The first set of foreign tourists is reported to have come to Pushkar some time in 1968. The four tourists stayed at Birbal Baba’s Anand Ashram. Last year, the number went up to 43,980. There are two distinct kinds of tourists that populate Pushkar. All the year round, it’s the adda of the backpackers, mostly from Israel. At the time of the annual fair, the Israelis are pushed out because of escalating hotel tariffs to make way for the well-heeled tourists from Europe, Canada, Australia and America. But Israelis are a favourite with the locals, and have become adopted citizens. Our hotel owner claims that 85 per cent of his foreign guests are from Israel. The enterprising restaurants liberally display labane and falafel on the menu, Hebrew signage is on every other wall, and Hebrew letters are visible on the keyboards in Internet cafes. Third Eye, an Israeli cafe near Gau Ghat, claims to have sent food packets to Bikaner when Israeli soldiers came there visiting.

It’s not difficult to understand why foreign tourists like Pushkar, despite the dictums of the priests. It’s cheap, safe and friendly. Israelis have other reasons to come calling. Says a hotel owner: "Christians don’t like Israelis, Muslim nations hate them. India is one place which welcomes them heartily." Also, they need a break after three years of compulsory army training. "They want to let go. We give them what they want," he adds, showing us telling pictures of the hash parties he clandestinely organises for them. "Hash is like mineral water here. It comes from Parvati Valley and is the best in the world. Just like we go wine-drinking in France, they ask for hash here," he claims.

Quirky characters abound. Like Om Baba, who plays the Australian didgeridoo gifted to him by a foreign friend. He refuses to speak in Hindi, behaves like a rapping ragamuffin rather than an Indian sadhu. In stark contrast is Jyoti, from Sicily, who has been living like a Gujar (shepherd) near Pushkar for the last 13 years. He refuses to talk in English, calls his Swedish wife lugai (the local word for wife) and teaches local traditions and customs to the tourists.

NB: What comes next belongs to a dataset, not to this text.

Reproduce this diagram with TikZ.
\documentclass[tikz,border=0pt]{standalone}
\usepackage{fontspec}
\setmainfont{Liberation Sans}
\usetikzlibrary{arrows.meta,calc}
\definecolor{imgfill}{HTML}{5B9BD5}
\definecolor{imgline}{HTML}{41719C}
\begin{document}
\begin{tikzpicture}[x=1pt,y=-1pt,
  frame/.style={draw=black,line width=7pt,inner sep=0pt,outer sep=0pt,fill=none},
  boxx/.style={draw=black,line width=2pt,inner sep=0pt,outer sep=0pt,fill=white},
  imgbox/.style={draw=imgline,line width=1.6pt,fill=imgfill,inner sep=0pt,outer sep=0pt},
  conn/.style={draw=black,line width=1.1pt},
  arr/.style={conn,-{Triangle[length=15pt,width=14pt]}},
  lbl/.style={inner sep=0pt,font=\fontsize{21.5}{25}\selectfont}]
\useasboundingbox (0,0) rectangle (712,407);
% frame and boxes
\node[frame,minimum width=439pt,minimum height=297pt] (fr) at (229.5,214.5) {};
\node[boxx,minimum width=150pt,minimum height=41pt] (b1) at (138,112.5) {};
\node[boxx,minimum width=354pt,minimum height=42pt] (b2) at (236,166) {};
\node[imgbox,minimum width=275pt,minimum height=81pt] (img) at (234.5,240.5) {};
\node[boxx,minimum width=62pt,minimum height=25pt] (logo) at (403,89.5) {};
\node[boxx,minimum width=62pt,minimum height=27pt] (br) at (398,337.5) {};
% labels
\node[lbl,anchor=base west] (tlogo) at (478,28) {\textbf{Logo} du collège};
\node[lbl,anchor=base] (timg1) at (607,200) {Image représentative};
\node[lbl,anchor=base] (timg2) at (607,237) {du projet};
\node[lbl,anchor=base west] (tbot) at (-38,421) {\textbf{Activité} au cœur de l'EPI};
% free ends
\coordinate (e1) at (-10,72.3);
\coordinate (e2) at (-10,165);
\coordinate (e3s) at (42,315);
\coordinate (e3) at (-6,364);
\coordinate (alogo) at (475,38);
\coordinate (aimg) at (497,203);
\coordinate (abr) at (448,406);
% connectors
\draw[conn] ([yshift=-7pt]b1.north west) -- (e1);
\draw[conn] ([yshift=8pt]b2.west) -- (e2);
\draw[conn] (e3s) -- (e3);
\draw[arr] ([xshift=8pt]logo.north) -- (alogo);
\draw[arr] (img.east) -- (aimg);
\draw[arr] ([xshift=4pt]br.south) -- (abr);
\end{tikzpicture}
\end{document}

There are some outsiders who have made Pushkar their home. Pooja, a social worker from Tokyo, came to Pushkar because "God called". Mark Gopal is a French-Canadian who came to Pushkar 25 years ago and got married to a Telugu girl here. He runs the Shanooz ranch in Pushkar. For him, the town is sheer magic. "But things are going commercial, everyone is becoming greedy now, they are chasing big money," he says.

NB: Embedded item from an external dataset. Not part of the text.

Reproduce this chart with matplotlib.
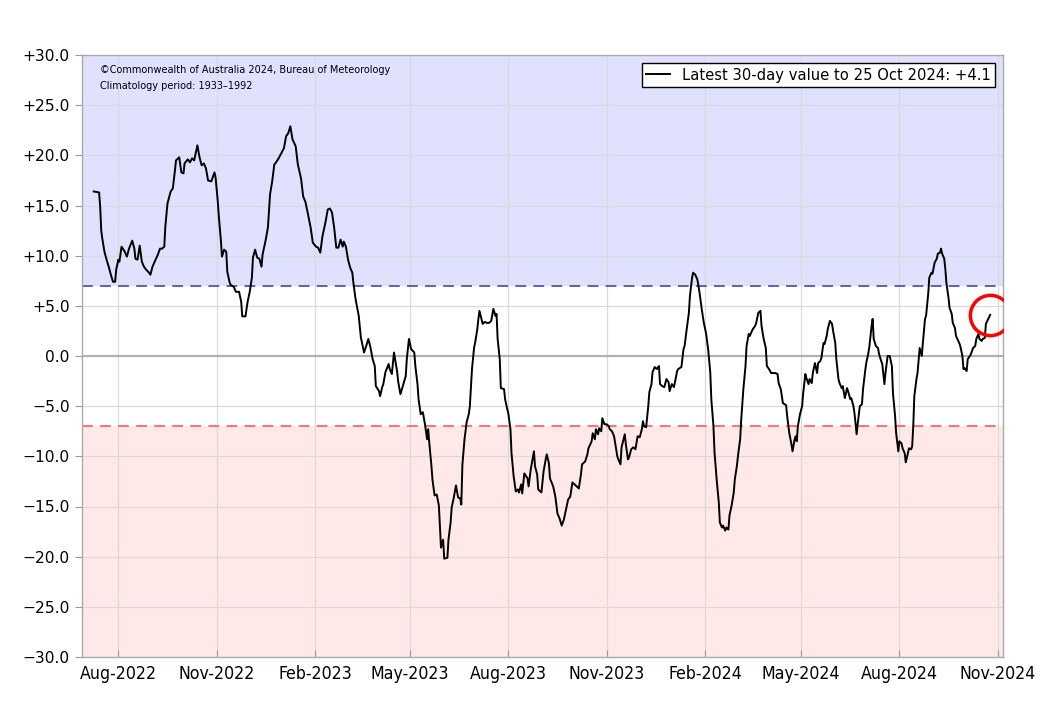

Meanwhile, the fair is throwing images of a split personality. On the one hand are the poor, devout villagers sleeping in the open in the cold nights, eating the Rs 10 lunch. On the other hand are the foreigners, living in frills-free tents that start from Rs 5,000 a night. As for the great Indian middle class—families like yours or mine—well, they are hardly there. The presence of a few Bengali and Gujarati pilgrims remains unadvertised. In the queer blend of the East and the West, it’s people like us who are left feeling like outsiders all along the 52 ghats of the Pushkar sarovar.